VOYAGE AU CENTRE DU SOIN - L'Infirmière Magazine n° 367 du 01/01/2016 | Espace Infirmier
 

L'infirmière Magazine n° 367 du 01/01/2016

 

L’INVITÉ

ACTUALITÉS

SUR LE WEB

À l’Ifsi, on nous a rabâché l’importance de l’analyse de la pratique professionnelle. Pour moi, tout cela restait assez flou et conceptuel, jusqu’à ce que je commence à voyager… En effet, quelle meilleure manière d’apprendre, que d’être confronté à une problématique de soin inhabituelle ? Hormis le fait de se dégourdir personnellement, voyager nous offre une ouverture d’esprit professionnelle, chose que l’on recherche chez les IDE, loin d’être de simples exécutantes de prescriptions médicales.
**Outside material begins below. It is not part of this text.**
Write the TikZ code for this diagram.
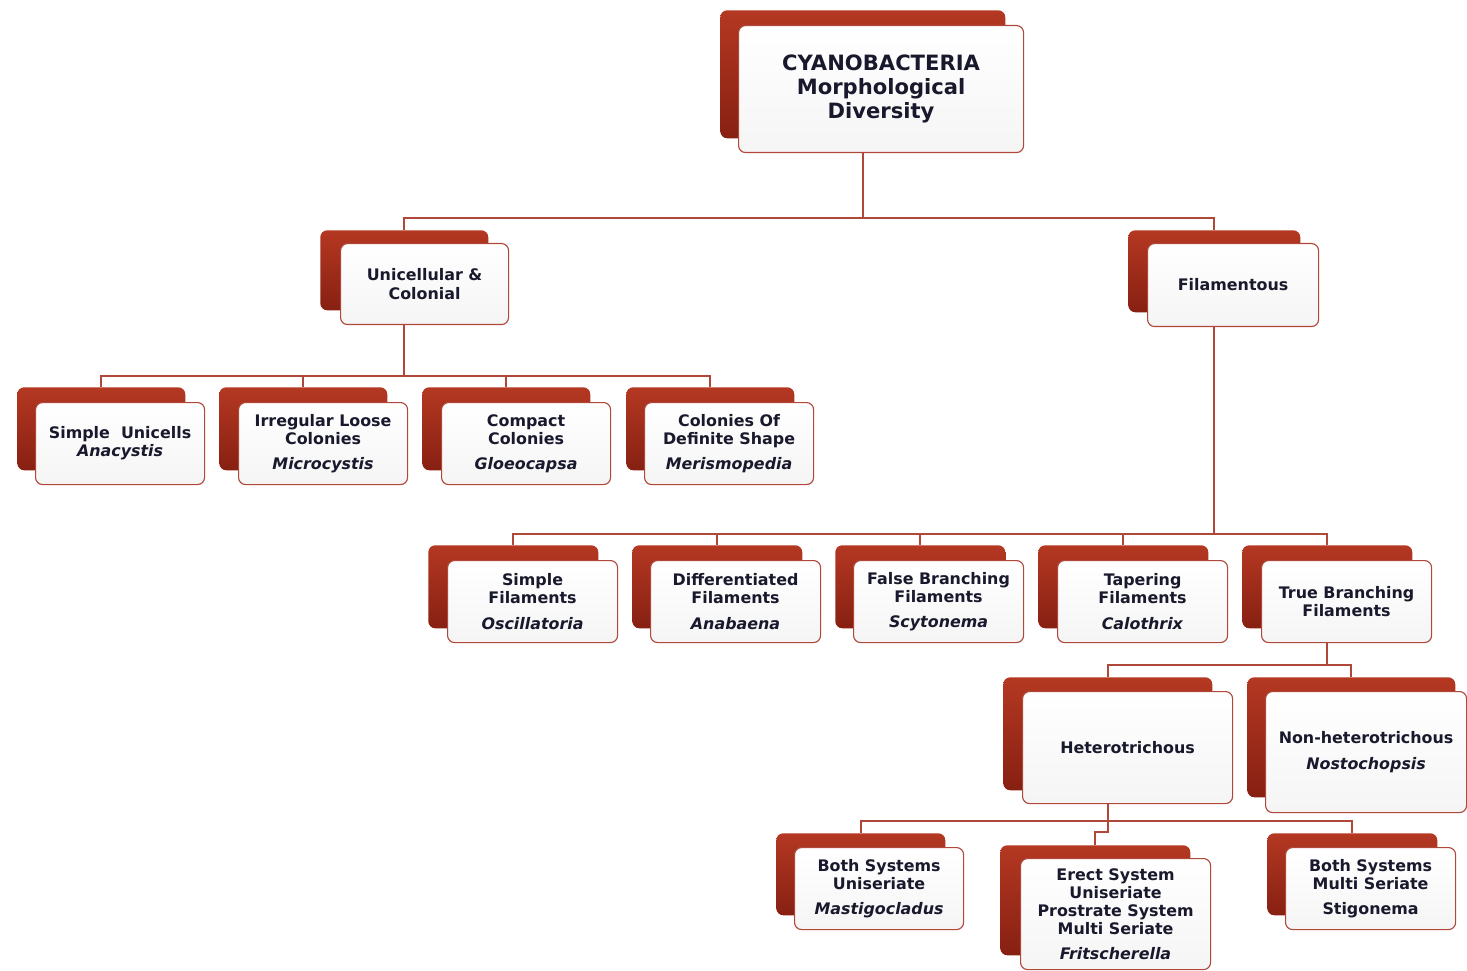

Actuellement en Guyane, il n’est pas rare que je sois confrontée à des situations de soins qui m’interpellent : comment réagir face à une enfant de 12 ans enceinte ? Comment réussir une éducation thérapeutique sur le diabète chez un patient démuni, qui vit sur le fleuve et ne parle pas français ? La communication est la base de la relation de confiance soignant-soigné ; il paraît donc nécessaire que l’infirmière s’adapte à la situation médico-sociale du patient pour prodiguer ses soins.

Lorsque l’on voyage, il est important de se renseigner sur les populations que l’on va rencontrer, leurs us et coutumes, leur langue… Un véritable défi en Guyane, vu le nombre de langues parlées : sranan tongo – la langue des « Noirs Marrons » –, portugais (parlé par les nombreux Brésiliens), créole, hmong, anglais, français… Mais le fait de connaître quelques mots peut mettre le patient à l’aise et permet d’aller à « l’essentiel ». Une fois passée cette barrière, il est judicieux de se pencher sur la représentation du soin, mais aussi sur les conditions de vie de ces populations. Le manque de connaissance, la médecine traditionnelle par phytothérapie, la difficulté d’accès à un médecin car il faut des heures de pirogue pour remonter le fleuve… Tout est à prendre en compte, car cela a un impact sur l’hospitalisation du patient. Il est fréquent de voir des personnes arriver avec de grosses plaies infectées car elles étaient dans la jungle depuis des semaines (sur des camps d’orpaillages illégaux où les conditions d’hygiène sont quasi inexistantes), ou bien ne s’en sont tout simplement pas préoccupées. Et au vu des conditions climatiques, une simple plaie peut vite empirer ! Voyager pour soigner, soigner pour voyager, tout cela est intimement lié. C’est comme ça que je vois mon métier : le mélange entre plaisir personnel et amour professionnel.